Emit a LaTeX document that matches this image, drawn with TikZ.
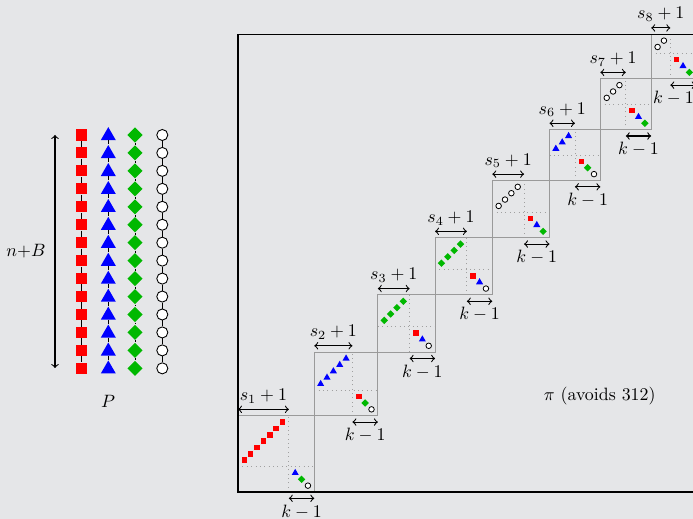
\documentclass[tikz,border=0pt]{standalone}
\usetikzlibrary{shapes.geometric,calc}
\definecolor{bg}{HTML}{E5E6E8}
\definecolor{mkred}{HTML}{FF0000}
\definecolor{mkblue}{HTML}{0000FF}
\definecolor{mkgreen}{HTML}{00B800}
\definecolor{boxgray}{HTML}{9A9A9A}
\definecolor{dotgray}{HTML}{A0A0A0}
\begin{document}
\begin{tikzpicture}[x=0.56pt,y=-0.56pt,
  bigR/.style={rectangle, fill=mkred, inner sep=0pt, minimum size=6.2pt},
  bigB/.style={regular polygon, regular polygon sides=3, fill=mkblue, inner sep=0pt, minimum size=9.7pt},
  bigG/.style={diamond, fill=mkgreen, inner sep=0pt, minimum size=8.6pt},
  bigW/.style={circle, draw=black, fill=white, line width=0.5pt, inner sep=0pt, minimum size=6.2pt},
  smR/.style={rectangle, fill=mkred, inner sep=0pt, minimum size=3.1pt},
  smB/.style={regular polygon, regular polygon sides=3, fill=mkblue, inner sep=0pt, minimum size=4.6pt},
  smG/.style={diamond, fill=mkgreen, inner sep=0pt, minimum size=4.3pt},
  smW/.style={circle, draw=black, fill=white, line width=0.45pt, inner sep=0pt, minimum size=3.1pt},
  chain/.style={black, line width=0.5pt},
  dbl/.style={<->, line width=0.6pt},
  blockbox/.style={boxgray, line width=0.6pt},
  blockdiv/.style={dotgray, dotted, line width=0.45pt},
]
\useasboundingbox (0,0) rectangle (693,519);
\fill[bg] (0,0) rectangle (693,519);

% ---- the pile P: four columns of markers ----
\foreach \i in {0,...,13} {
  \node[bigR] (pr\i) at (81.5, 135+17.95*\i) {};
  \node[bigB] (pb\i) at (108.3, 135.8+17.95*\i) {};
  \node[bigG] (pg\i) at (135, 135+17.95*\i) {};
  \node[bigW] (pw\i) at (162.3, 135+17.95*\i) {};
}
\foreach \i in {0,...,12} {
  \pgfmathtruncatemacro\nx{\i+1}
  \draw[chain] (pr\i) -- (pr\nx);
  \draw[chain] (pb\i) -- (pb\nx);
  \draw[chain] (pg\i) -- (pg\nx);
  \draw[chain] (pw\i) -- (pw\nx);
}
\coordinate (htop) at (55,135);
\coordinate (hbot) at (55,368);
\draw[dbl] (htop) -- (hbot);
\node (hlabel) at (26,251) {$n{+}B$};
\node (plabel) at (108,401) {$P$};

% ---- the permutation pi: staircase of blocks ----
\begin{scope}[shift={(238,492)}, x=3.56pt, y=3.56pt]
  \foreach \o/\s/\m/\a/\b/\c/\i/\ks in {
      0/7/R/B/G/W/1/0, 12/5/B/R/G/W/2/0, 22/4/G/R/B/W/3/0,
      31/4/G/R/B/W/4/0, 40/4/W/R/B/G/5/0, 49/3/B/R/G/W/6/0,
      57/3/W/R/B/G/7/0, 65/2/W/R/B/G/8/-1.5} {
    \pgfmathtruncatemacro\e{\o+\s+5}
    \pgfmathtruncatemacro\d{\o+\s+1}
    \draw[blockdiv] (\d,\o) -- (\d,\e);
    \draw[blockdiv] (\o,\o+4) -- (\e,\o+4);
    \draw[blockbox] (\o,\o) rectangle (\e,\e);
    \foreach \j in {1,...,\s}
      \node[sm\m] (q\i m\j) at (\o+\j, \o+4+\j) {};
    \node[sm\a] (q\i a) at (\d+1, \o+3) {};
    \node[sm\b] (q\i b) at (\d+2, \o+2) {};
    \node[sm\c] (q\i c) at (\d+3, \o+1) {};
    % width of the upper-left part
    \coordinate (sl\i) at (\o, \e+1);
    \coordinate (sr\i) at (\d, \e+1);
    \draw[dbl] (sl\i) -- (sr\i);
    \node[above] (st\i) at ($(sl\i)!0.5!(sr\i)$) {$s_{\i}+1$};
    % width of the lower-right part
    \coordinate (kl\i) at (\d, \o-1);
    \coordinate (kr\i) at (\e, \o-1);
    \draw[dbl] (kl\i) -- (kr\i);
    \node[below] (kt\i) at ($(kl\i)!0.5!(kr\i)+(\ks,0)$) {$k-1$};
  }
  \draw[line width=0.85pt] (0,0) rectangle (72,72);
  \node (pilabel) at (56.9,15.1) {$\pi$ (avoids 312)};
\end{scope}
\end{tikzpicture}
\end{document}
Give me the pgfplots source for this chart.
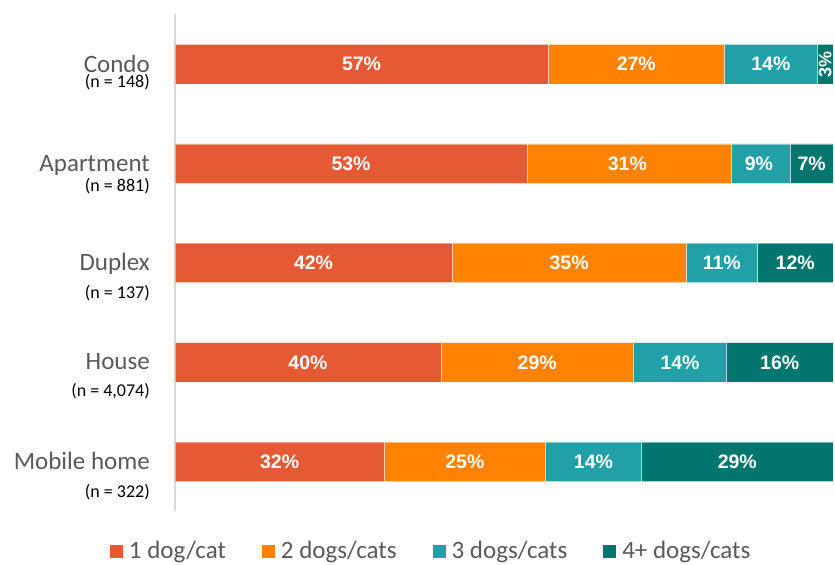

(Exercise aim): Pick out, from the lines above, every one that contains the string "this".

(Full solution):
Emit a LaTeX document that matches this image, drawn with TikZ.
Give me the pgfplots source for this chart.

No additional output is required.